En las calles, el caos se desplegaba con una lógica de pesadilla. No era la batalla campal de un ejército contra otro, sino un castigo que caía del cielo, indiscriminado y cruel. La explosión, cuando llegaba, no era solo un destello y un sonido. Era un temblor que recorría la tierra, un pulso de destrucción que se metía en los huesos. Vi a una anciana, con el rostro arrugado como un mapa de la miseria, que se arrodillaba en el asfalto. No lloraba ni gritaba. Solo alzaba sus manos, en un gesto de súplica que no estaba dirigido a un dios, sino a la simple, terrible, injusticia del momento. ¿Qué había hecho esa anciana para que su mundo se redujera a escombros? Nada. Absolutamente nada. El fuego y la ceniza no preguntan por ideologías ni por creencias. Solo devoran, dejando un rastro de vacío y dolor.

La sede de la Unión Europea, ese símbolo de la burocracia y la diplomacia, había recibido un golpe directo. Los titulares de prensa se centrarían en eso: en la violación de un símbolo, en la audacia del ataque contra una entidad política. Pero yo no podía ver el símbolo, solo el rastro de ceniza que se esparcía. En medio de los escombros de la fachada, pude ver algo aún más terrible: las casas aledañas, los apartamentos de la gente común, habían sido reducidas a polvo. ¿Qué importaba la oficina de un político cuando la vida de una familia había sido borrada? Un contraste brutal entre lo que es importante para el poder y lo que es vital para la gente.

Pero el corazón de la ciudad no se detenía. La gente, en medio del horror, se organizaba. Vecinos que no se conocían se ofrecían ayuda. Manos ennegrecidas por el humo sacaban a heridos de los escombros. La solidaridad, esa flor que nace en el pantano del desastre, florecía en cada rincón. La guerra, en su intento por deshumanizar, solo había logrado lo contrario: exponer la inquebrantable fortaleza del espíritu humano. En medio de la destrucción, el arte de vivir, de ayudar, de resistir, se hacía más grande. El espíritu humano, como un viejo árbol, se negaba a caer.

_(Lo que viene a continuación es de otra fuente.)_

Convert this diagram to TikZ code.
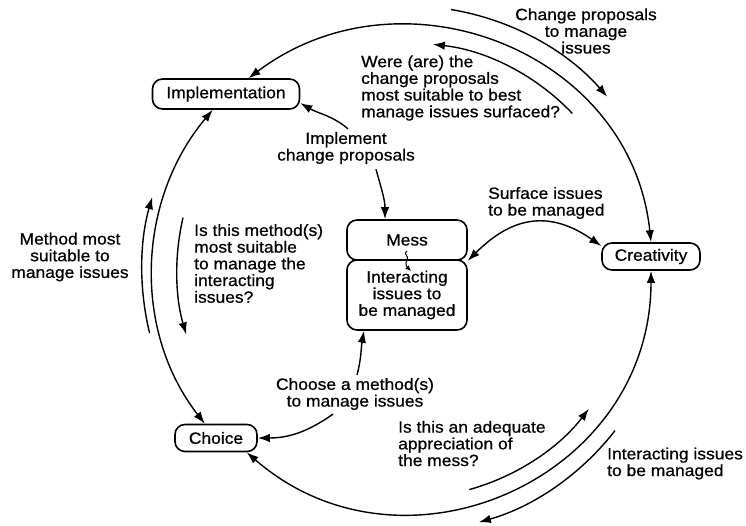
\documentclass[tikz,border=0pt]{standalone}
\usepackage{fontspec}
\setmainfont{Liberation Sans}[FakeStretch=1.07,FakeBold=0.7]
\usetikzlibrary{arrows.meta}
\begin{document}
\begin{tikzpicture}[x=1pt,y=1pt,
  every node/.style={font=\fontsize{16.3}{16.7}\selectfont},
  stage/.style={draw, line width=1.6pt, rounded corners=10pt, inner sep=0pt},
  lbl/.style={inner sep=0pt},
  conn/.style={line width=1.4pt},
  tip/.style={conn, -{Latex[length=12pt,width=8.5pt]}},
  dtip/.style={conn, {Latex[length=12pt,width=8.5pt]}-{Latex[length=12pt,width=8.5pt]}}
]
\useasboundingbox (0,0) rectangle (746,525);
\coordinate (C) at (408,255);

% stages on the loop
\node[stage, minimum width=147pt, minimum height=30pt] (impl) at (226,431) {Implementation};
\node[stage, minimum width=98pt, minimum height=27pt] (creat) at (651,268.5) {Creativity};
\node[stage, minimum width=82pt, minimum height=27pt] (choice) at (216,87) {Choice};

% the mess in the middle
\node[stage, minimum width=120pt, minimum height=40pt] (mess) at (407,285) {Mess};
\node[stage, minimum width=120pt, minimum height=70pt, align=center] (inter) at (407,230)
  {Interacting\\issues to\\be managed};
\draw[conn, line width=1pt, -{Latex[length=5.5pt,width=5pt]}]
  ([yshift=-11pt]mess.center) .. controls +(-5,-3) and +(3,4) .. ([yshift=-20pt]mess.center)
  .. controls +(-3,-4) and +(-3,3) .. ([xshift=4pt,yshift=-31pt]mess.center);

% labels
\node[lbl, align=center] (tchange) at (586,494) {Change proposals\\to manage\\issues};
\node[lbl, align=left, anchor=west] (twere) at (361,437)
  {Were (are) the\\change proposals\\most suitable to best\\manage issues surfaced?};
\node[lbl, align=center] (timpl) at (346,377) {Implement\\change proposals};
\node[lbl, align=left, anchor=west] (tsurf) at (488,322) {Surface issues\\to be managed};
\node[lbl, align=center] (tmethod) at (70,268) {Method most\\suitable to\\manage issues};
\node[lbl, align=left, anchor=west] (tismethod) at (194,261.5)
  {Is this method(s)\\most suitable\\to manage the\\interacting\\issues?};
\node[lbl, align=center] (tchoose) at (355,131) {Choose a method(s)\\to manage issues};
\node[lbl, align=left, anchor=west] (tadeq) at (398,81.5)
  {Is this an adequate\\appreciation of\\the mess?};
\node[lbl, align=left, anchor=west] (tinter) at (607,61.5) {Interacting issues\\to be managed};

% the loop
\draw[dtip] (impl.35) to[out=37,in=96,looseness=1.13] (creat.north);
\draw[dtip] (impl.230) to[out=230,in=128,looseness=0.96] (choice.128);
\draw[dtip] (creat.south) to[out=-90,in=-41,looseness=1.2] (choice.-25);

% flows around the loop
\draw[tip] (C) ++(80.6:264) arc[start angle=80.6, end angle=41, radius=264];
\draw[tip] (C) ++(43.6:227) arc[start angle=43.6, end angle=83.7, radius=227];
\draw[tip] (C) ++(193.7:266) arc[start angle=193.7, end angle=164.1, radius=266];
\draw[tip] (C) ++(166.9:231) arc[start angle=166.9, end angle=196.2, radius=231];
\draw[tip] (C) ++(-74.4:228) arc[start angle=-74.4, end angle=-37.5, radius=228];
\draw[tip] (C) ++(-37.8:262) arc[start angle=-37.8, end angle=-74.3, radius=262];

% links between the mess and the stages
\draw[tip] ([xshift=2pt,yshift=3pt]timpl.north) to[out=140,in=-30] (impl.-7);
\draw[tip] ([xshift=30pt,yshift=-5pt]timpl.south) to[out=-75,in=90] ([xshift=-22pt]mess.north);
\draw[dtip] (mess.south east) to[out=45,in=145,looseness=1.2] (creat.168);
\draw[tip] ([xshift=2pt,yshift=3pt]tchoose.north) to[out=75,in=-100] ([xshift=-43pt]inter.south);
\draw[tip] ([xshift=-22pt,yshift=-4pt]tchoose.south) to[out=215,in=0] (choice.east);
\end{tikzpicture}
\end{document}
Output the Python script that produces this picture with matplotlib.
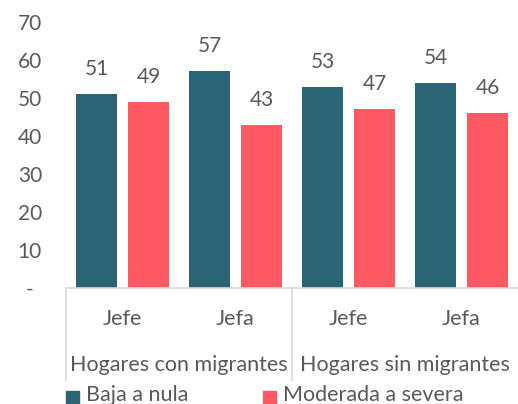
import matplotlib
matplotlib.use("Agg")
import matplotlib.pyplot as plt
from matplotlib.lines import Line2D
from matplotlib.patches import Rectangle
import numpy as np

plt.rcParams['font.family'] = ['Lato', 'DejaVu Sans']

categories = ["Jefe", "Jefa", "Jefe", "Jefa"]
groups = ["Hogares con migrantes", "Hogares sin migrantes"]
series_names = ["Baja a nula", "Moderada a severa"]
baja = [51, 57, 53, 54]
moderada = [49, 43, 47, 46]
yticks = [0, 10, 20, 30, 40, 50, 60, 70]
yticklabels = ["-", "10", "20", "30", "40", "50", "60", "70"]

teal = "#2B6575"
pink = "#FF5964"
gray = "#595959"
linec = "#D9D9D9"
fs = 15.5
fsn = 15

fig = plt.figure(figsize=(5.18, 4.04), dpi=100)
ax = fig.add_axes([66/518, 1-288/404, 1-66/518, (288-22)/404])

x = np.arange(len(categories))
w = 0.363
off = 0.23
b1 = ax.bar(x - off, baja, w, color=teal)
b2 = ax.bar(x + off, moderada, w, color=pink)
for bars, vals in ((b1, baja), (b2, moderada)):
    for r, v in zip(bars, vals):
        ax.text(r.get_x() + r.get_width()/2, v + 6.6, f"{v}", ha="center", va="center",
                fontsize=fsn, color=gray)

ax.set_xlim(-0.5, 3.5)
ax.set_ylim(0, 70)
ax.set_yticks(yticks)
ax.set_yticklabels(yticklabels, fontsize=fsn, color=gray)
ax.tick_params(axis='y', length=0, pad=26)
for lab in ax.get_yticklabels():
    lab.set_horizontalalignment('center')
ax.set_xticks([])
for s in ("top", "right", "left"):
    ax.spines[s].set_visible(False)
ax.spines["bottom"].set_color(linec)
ax.spines["bottom"].set_linewidth(1.2)

# category labels
to_ax = lambda py: (288 - py) / (288 - 22)
for i, c in enumerate(categories):
    ax.text(i, to_ax(319), c, transform=ax.get_xaxis_transform(), ha="center", va="center",
            fontsize=fs, color=gray)
for gi, g in enumerate(groups):
    ax.text(0.5 + 2*gi, to_ax(365), g, transform=ax.get_xaxis_transform(), ha="center",
            va="center", fontsize=fs, color=gray)
for xv in (-0.5, 1.5):
    ax.add_line(Line2D([xv, xv], [0, to_ax(380)], transform=ax.get_xaxis_transform(),
                       color=linec, lw=1.2, clip_on=False))

# legend
for (px, name, col) in ((66, series_names[0], teal), (263, series_names[1], pink)):
    fig.add_artist(Rectangle((px/518, 1-404/404), 13/518, 13/404, transform=fig.transFigure,
                             color=col, clip_on=False))
    fig.text((px + 20)/518, 1-395/404, name, ha="left", va="center", fontsize=fs, color=gray)

fig.savefig("out.png", dpi=100)
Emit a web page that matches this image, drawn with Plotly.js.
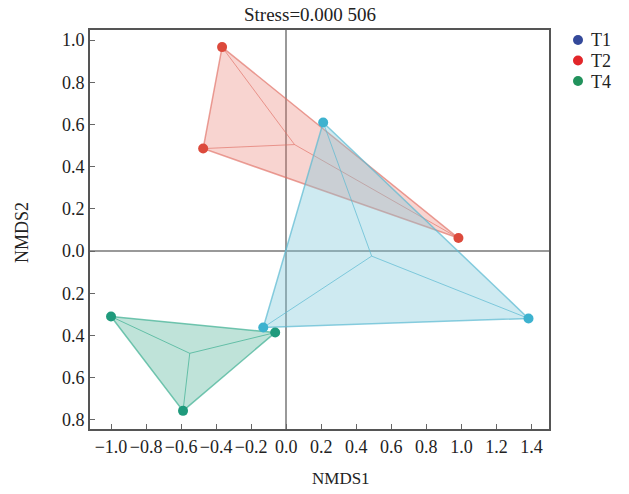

Y la pregunta que queda, en el silencio de las calles rotas, no es si la guerra es buena o mala, sino si el dinero que se ahorra en la contabilidad de la miseria valdrá la pena en el futuro. Porque, al final, la verdadera bancarrota no se encuentra en las finanzas, sino en el alma. La guerra, la última cuenta por pagar, se cobra con la moneda de la vida.